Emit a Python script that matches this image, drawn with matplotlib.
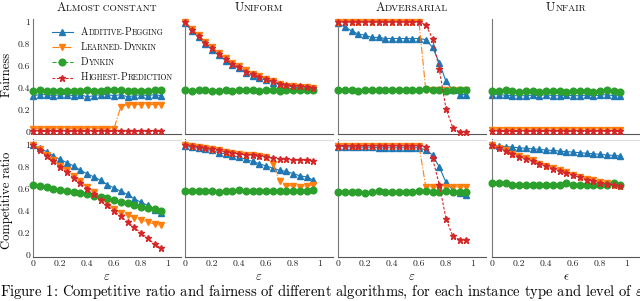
import matplotlib
matplotlib.use("Agg")
import matplotlib.pyplot as plt
from matplotlib.lines import Line2D
from matplotlib.offsetbox import TextArea, HPacker, VPacker, DrawingArea, AnchoredOffsetbox

plt.rcParams["font.family"] = "serif"
plt.rcParams["font.serif"] = ["cmr10"]
plt.rcParams["mathtext.fontset"] = "cm"
plt.rcParams["axes.formatter.use_mathtext"] = True

# epsilon levels
eps = [0.0, 0.05, 0.1, 0.15, 0.2, 0.25, 0.3, 0.35, 0.4, 0.45,
       0.5, 0.55, 0.6, 0.65, 0.7, 0.75, 0.8, 0.85, 0.9, 0.95]

instances = ["Almost constant", "Uniform", "Adversarial", "Unfair"]
algorithms = ["Additive-Pegging", "Learned-Dynkin", "Dynkin", "Highest-Prediction"]

# ---- fairness ----
ap_fair_const = [0.33, 0.34, 0.34, 0.33, 0.34, 0.34, 0.33, 0.34, 0.32, 0.33,
                 0.34, 0.34, 0.33, 0.34, 0.32, 0.33, 0.34, 0.33, 0.34, 0.33]
ld_fair_const = [0.03, 0.03, 0.03, 0.03, 0.03, 0.03, 0.03, 0.03, 0.03, 0.03,
                 0.03, 0.03, 0.03, 0.23, 0.25, 0.25, 0.25, 0.25, 0.25, 0.25]
dyn_fair_const = [0.37, 0.38, 0.37, 0.37, 0.37, 0.37, 0.37, 0.37, 0.38, 0.37,
                  0.37, 0.38, 0.38, 0.38, 0.37, 0.37, 0.37, 0.37, 0.38, 0.38]
hp_fair_const = [0.01, 0.01, 0.01, 0.01, 0.01, 0.01, 0.01, 0.01, 0.01, 0.01,
                 0.01, 0.01, 0.01, 0.01, 0.01, 0.01, 0.01, 0.01, 0.01, 0.01]

ap_fair_unif = [0.99, 0.92, 0.86, 0.80, 0.75, 0.70, 0.65, 0.61, 0.58, 0.54,
                0.51, 0.49, 0.47, 0.45, 0.43, 0.42, 0.41, 0.40, 0.40, 0.39]
ld_fair_unif = [1.00, 0.94, 0.88, 0.82, 0.77, 0.72, 0.67, 0.63, 0.60, 0.56,
                0.53, 0.51, 0.48, 0.46, 0.44, 0.42, 0.42, 0.41, 0.41, 0.40]
dyn_fair_unif = [0.38, 0.37, 0.38, 0.38, 0.37, 0.37, 0.38, 0.37, 0.38, 0.38,
                 0.38, 0.37, 0.38, 0.38, 0.37, 0.38, 0.38, 0.38, 0.38, 0.38]
hp_fair_unif = [1.00, 0.93, 0.87, 0.81, 0.76, 0.71, 0.66, 0.62, 0.59, 0.55,
                0.53, 0.50, 0.48, 0.46, 0.44, 0.43, 0.42, 0.415, 0.41, 0.40]

ap_fair_adv = [0.99, 0.955, 0.92, 0.89, 0.88, 0.86, 0.86, 0.85, 0.85, 0.85,
               0.85, 0.85, 0.85, 0.84, 0.77, 0.63, 0.46, 0.38, 0.34, 0.34]
ld_fair_adv = [1.00, 1.00, 1.00, 1.00, 1.00, 1.00, 1.00, 1.00, 1.00, 1.00,
               1.00, 1.00, 1.00, 0.38, 0.38, 0.38, 0.38, 0.38, 0.38, 0.38]
dyn_fair_adv = [0.38, 0.38, 0.38, 0.37, 0.38, 0.38, 0.38, 0.38, 0.38, 0.38,
                0.38, 0.38, 0.38, 0.39, 0.38, 0.38, 0.37, 0.38, 0.38, 0.38]
hp_fair_adv = [1.00, 1.00, 1.00, 1.00, 1.00, 1.00, 1.00, 1.00, 1.00, 1.00,
               1.00, 1.00, 1.00, 0.975, 0.85, 0.57, 0.21, 0.04, 0.0, 0.0]

ap_fair_unfair = [0.34, 0.34, 0.335, 0.33, 0.33, 0.33, 0.335, 0.33, 0.34, 0.33,
                  0.33, 0.335, 0.33, 0.33, 0.335, 0.33, 0.335, 0.34, 0.33, 0.33]
ld_fair_unfair = [0.02, 0.015, 0.015, 0.015, 0.015, 0.015, 0.015, 0.015, 0.015, 0.015,
                  0.015, 0.015, 0.015, 0.015, 0.015, 0.015, 0.015, 0.015, 0.015, 0.015]
dyn_fair_unfair = [0.37, 0.37, 0.38, 0.37, 0.36, 0.37, 0.37, 0.36, 0.37, 0.37,
                   0.37, 0.36, 0.37, 0.37, 0.37, 0.36, 0.37, 0.38, 0.37, 0.36]
hp_fair_unfair = [0.005, 0.005, 0.005, 0.005, 0.005, 0.005, 0.005, 0.005, 0.005, 0.005,
                  0.005, 0.005, 0.005, 0.005, 0.005, 0.005, 0.005, 0.005, 0.005, 0.005]

# ---- competitive ratio ----
ap_cr_const = [1.00, 0.97, 0.94, 0.90, 0.87, 0.84, 0.81, 0.77, 0.74, 0.71,
               0.68, 0.64, 0.61, 0.58, 0.55, 0.51, 0.48, 0.45, 0.41, 0.38]
ld_cr_const = [1.00, 0.96, 0.91, 0.86, 0.81, 0.77, 0.72, 0.67, 0.62, 0.57,
               0.52, 0.47, 0.42, 0.38, 0.36, 0.34, 0.32, 0.30, 0.28, 0.27]
dyn_cr_const = [0.64, 0.63, 0.62, 0.60, 0.59, 0.58, 0.57, 0.56, 0.55, 0.54,
                0.53, 0.52, 0.50, 0.48, 0.47, 0.45, 0.44, 0.43, 0.42, 0.40]
hp_cr_const = [1.00, 0.95, 0.90, 0.85, 0.80, 0.75, 0.70, 0.65, 0.60, 0.55,
               0.50, 0.45, 0.40, 0.35, 0.30, 0.25, 0.20, 0.15, 0.10, 0.06]

ap_cr_unif = [0.99, 0.98, 0.97, 0.96, 0.95, 0.93, 0.92, 0.90, 0.89, 0.87,
              0.85, 0.83, 0.81, 0.79, 0.77, 0.76, 0.74, 0.72, 0.71, 0.68]
ld_cr_unif = [1.00, 0.99, 0.98, 0.97, 0.96, 0.95, 0.94, 0.93, 0.92, 0.91,
              0.905, 0.90, 0.89, 0.83, 0.67, 0.63, 0.63, 0.62, 0.63, 0.64]
dyn_cr_unif = [0.58, 0.58, 0.58, 0.58, 0.58, 0.57, 0.58, 0.58, 0.59, 0.58,
               0.58, 0.58, 0.58, 0.58, 0.58, 0.58, 0.58, 0.58, 0.58, 0.59]
hp_cr_unif = [1.00, 0.99, 0.98, 0.97, 0.96, 0.95, 0.94, 0.93, 0.92, 0.91,
              0.905, 0.90, 0.89, 0.88, 0.875, 0.87, 0.865, 0.86, 0.86, 0.855]

ap_cr_adv = [0.985, 0.985, 0.98, 0.98, 0.98, 0.98, 0.975, 0.975, 0.975, 0.975,
             0.975, 0.975, 0.975, 0.955, 0.91, 0.80, 0.66, 0.59, 0.56, 0.545]
ld_cr_adv = [0.995, 0.995, 0.995, 0.995, 0.995, 0.995, 0.995, 0.995, 0.995, 0.995,
             0.995, 0.995, 0.995, 0.62, 0.62, 0.62, 0.62, 0.62, 0.62, 0.62]
dyn_cr_adv = [0.575, 0.575, 0.575, 0.57, 0.565, 0.575, 0.58, 0.575, 0.575, 0.575,
              0.57, 0.575, 0.58, 0.58, 0.575, 0.575, 0.58, 0.575, 0.575, 0.57]
hp_cr_adv = [0.995, 0.995, 0.995, 0.995, 0.995, 0.995, 0.995, 0.995, 0.995, 0.995,
             0.995, 0.995, 0.995, 0.985, 0.88, 0.64, 0.33, 0.17, 0.14, 0.14]

ap_cr_unfair = [1.00, 0.99, 0.985, 0.98, 0.975, 0.97, 0.965, 0.96, 0.955, 0.95,
                0.945, 0.94, 0.935, 0.93, 0.925, 0.92, 0.915, 0.91, 0.905, 0.90]
ld_cr_unfair = [1.00, 0.97, 0.95, 0.92, 0.90, 0.88, 0.86, 0.83, 0.81, 0.79,
                0.77, 0.75, 0.73, 0.71, 0.69, 0.68, 0.66, 0.65, 0.64, 0.63]
dyn_cr_unfair = [0.65, 0.65, 0.65, 0.64, 0.64, 0.64, 0.64, 0.64, 0.64, 0.64,
                 0.64, 0.65, 0.64, 0.64, 0.64, 0.64, 0.64, 0.64, 0.65, 0.64]
hp_cr_unfair = [1.00, 0.97, 0.945, 0.92, 0.895, 0.875, 0.855, 0.83, 0.805, 0.785,
                0.765, 0.745, 0.725, 0.705, 0.685, 0.67, 0.655, 0.645, 0.635, 0.625]

fairness = [
    [ap_fair_const, ld_fair_const, dyn_fair_const, hp_fair_const],
    [ap_fair_unif, ld_fair_unif, dyn_fair_unif, hp_fair_unif],
    [ap_fair_adv, ld_fair_adv, dyn_fair_adv, hp_fair_adv],
    [ap_fair_unfair, ld_fair_unfair, dyn_fair_unfair, hp_fair_unfair],
]
comp_ratio = [
    [ap_cr_const, ld_cr_const, dyn_cr_const, hp_cr_const],
    [ap_cr_unif, ld_cr_unif, dyn_cr_unif, hp_cr_unif],
    [ap_cr_adv, ld_cr_adv, dyn_cr_adv, hp_cr_adv],
    [ap_cr_unfair, ld_cr_unfair, dyn_cr_unfair, hp_cr_unfair],
]

colors = ["#1f77b4", "#ff7f0e", "#2ca02c", "#d62728"]
styles = ["-", "-.", "--", (0, (2.5, 1.5))]
markers = ["^", "v", "o", "*"]
msizes = [4.2, 4.5, 4.8, 4.5]


def small_caps(text, big, small, color="#111111"):
    runs = []
    for ch in text:
        size = big if ch.isupper() else small
        if runs and runs[-1][1] == size:
            runs[-1][0] += ch.upper()
        else:
            runs.append([ch.upper(), size])
    parts = [TextArea(s, textprops=dict(fontsize=sz, color=color)) for s, sz in runs]
    return HPacker(children=parts, align="baseline", pad=0, sep=0)


def legend_row(i):
    da = DrawingArea(15, 8, 0, 0)
    da.add_artist(Line2D([0, 15], [4, 4], color=colors[i], ls=styles[i], lw=0.8))
    da.add_artist(Line2D([7.5], [4], color=colors[i], marker=markers[i],
                         ms=msizes[i], ls="none"))
    return HPacker(children=[da, small_caps(algorithms[i], 7.1, 5.6)],
                   align="center", pad=0, sep=6)


fig = plt.figure(figsize=(6.4, 3.01), dpi=100)

W, H = 640.0, 301.0
lefts = [33, 185, 338, 492]
ax_w = 148
rows = [(18.7, 134.2), (139.5, 257.2)]

for r in range(2):
    top, bot = rows[r]
    for c in range(4):
        ax = fig.add_axes([lefts[c] / W, 1 - bot / H, ax_w / W, (bot - top) / H])
        data = fairness[c] if r == 0 else comp_ratio[c]
        for k in range(4):
            ax.plot(eps, data[k], color=colors[k], ls=styles[k], lw=0.8,
                    marker=markers[k], ms=msizes[k], zorder=2 + k, clip_on=False)
        ax.set_xlim(0, 1.096)
        if r == 0:
            ax.set_ylim(-0.02, 1.03)
        else:
            ax.set_ylim(-0.02, 1.05)
        ax.set_xticks([0, 0.2, 0.4, 0.6, 0.8, 1.0])
        ax.set_yticks([0, 0.2, 0.4, 0.6, 0.8, 1.0])
        ax.tick_params(length=0, labelsize=7, pad=2, colors="#222222")
        ax.set_yticklabels(["0", "0.2", "0.4", "0.6", "0.8", "1"] if c == 0 else [])
        if r == 1:
            ax.set_xticklabels(["0", "0.2", "0.4", "0.6", "0.8", "1"])
            ax.set_xlabel(r"$\epsilon$" if c == 3 else r"$\varepsilon$",
                          fontsize=9, labelpad=2)
        else:
            ax.set_xticklabels([])
        ax.spines["right"].set_visible(False)
        if r == 0:
            ax.spines["top"].set_visible(False)
        else:
            ax.spines["top"].set_color("#dddddd")
            ax.spines["top"].set_linewidth(0.8)
        ax.spines["left"].set_color("#777777")
        ax.spines["bottom"].set_color("#555555")
        ax.spines["left"].set_linewidth(0.8)
        ax.spines["bottom"].set_linewidth(0.8)

        if r == 0:
            title = AnchoredOffsetbox(loc="lower center", child=small_caps(instances[c], 9, 6.8),
                                      bbox_to_anchor=(0.5, 1.0), bbox_transform=ax.transAxes,
                                      frameon=False, pad=0, borderpad=0.35)
            ax.add_artist(title)
        if r == 0 and c == 0:
            leg = VPacker(children=[legend_row(k) for k in range(4)],
                          align="left", pad=0, sep=3.0)
            box = AnchoredOffsetbox(loc="upper left", child=leg,
                                    bbox_to_anchor=(0.128, 0.935), bbox_transform=ax.transAxes,
                                    frameon=False, pad=0, borderpad=0)
            box.set_zorder(10)
            ax.add_artist(box)

fig.text(7 / W, 1 - 74 / H, "Fairness", rotation=90, ha="center", va="center", fontsize=9)
fig.text(7 / W, 1 - 200 / H, "Competitive ratio", rotation=90, ha="center", va="center",
         fontsize=9)
fig.text(0.0, 1 - 296 / H,
         r"Figure 1: Competitive ratio and fairness of different algorithms, for each instance type and level of $\varepsilon$",
         ha="left", va="baseline", fontsize=10.5)

fig.savefig("out.png", dpi=100)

• **What you will do**: Begin at the top of the material above and output each line exactly, stopping after the line that holds "0.5, 0.55, 0.6, 0.65, 0.7, 0.75, 0.8, 0.85, 0.9, 0.95]". Leave out pictures.

• **Answer to this problem**:
Emit a Python script that matches this image, drawn with matplotlib.
import matplotlib
matplotlib.use("Agg")
import matplotlib.pyplot as plt
from matplotlib.lines import Line2D
from matplotlib.offsetbox import TextArea, HPacker, VPacker, DrawingArea, AnchoredOffsetbox

plt.rcParams["font.family"] = "serif"
plt.rcParams["font.serif"] = ["cmr10"]
plt.rcParams["mathtext.fontset"] = "cm"
plt.rcParams["axes.formatter.use_mathtext"] = True

# epsilon levels
eps = [0.0, 0.05, 0.1, 0.15, 0.2, 0.25, 0.3, 0.35, 0.4, 0.45,
       0.5, 0.55, 0.6, 0.65, 0.7, 0.75, 0.8, 0.85, 0.9, 0.95]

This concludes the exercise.